Good studies need controlled laboratory conditions to remove external variables.

For example, maybe FP projects are written by coders who have more years of experience on average. So in that case it's not about the language paradigm, any facts derived from the study would actually be about the individuals who write in that language. And it's not surprising at all that more experienced individuals write fewer bugs. This is just one factor that may be ignored; there are probably hundreds that can cause significant distortions in the results.

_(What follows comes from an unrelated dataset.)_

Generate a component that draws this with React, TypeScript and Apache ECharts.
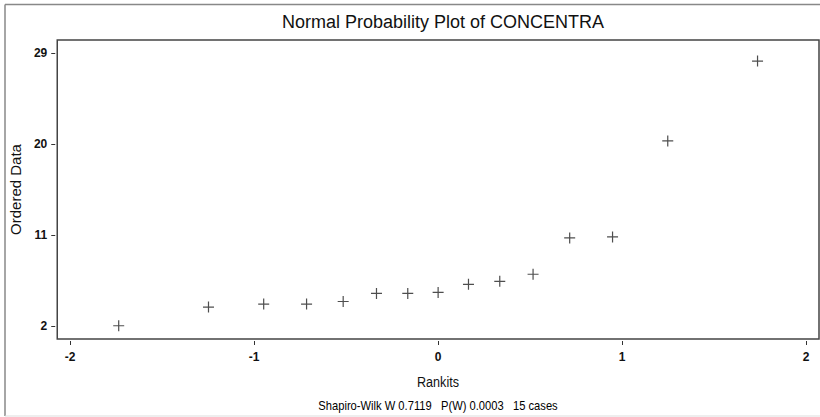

It would be like saying that Norwegian is a highly effective language because they have a very high GDP per capita. This completely ignores the more significant fact that the country has vast amounts of offshore oil to capitalize on.

xgk · on Nov 28, 2019

   studies are bs because

We should not let the perfect be the enemy of the good. The problem is that we do not currently know how to carry out studies on the efficacy of programming language paradigms under "controlled laboratory conditions". It's known to be hard. Feel free to change this and become famous! The studies discussed in the article are but first steps towards:

- a better empirical grounding of programming language & software engineering research;

- more emphasis on reproducibility in science.

I'm glad that Vitek, Berger et al are starting serious empirical PL/SE research, and care about reproducibility! Bravo!

calpaterson · on Nov 28, 2019

A study that captures a correlation instead of causation directly is not completely useless. It seems wise to try to draw some conclusions from the massive corpus of OSS software that is available given that it's hard to imagine any researcher will ever get the budget to do even one controlled test on a meaningfully sized software project.

Anyway, it's not hard to imagine an improved version of the study that knows about the years of experience of each contributor (even if that necessitates reducing the size of the dataset a bit) and controls for it. I suppose that would be the "empirical software engineering" equivalent of econometrics.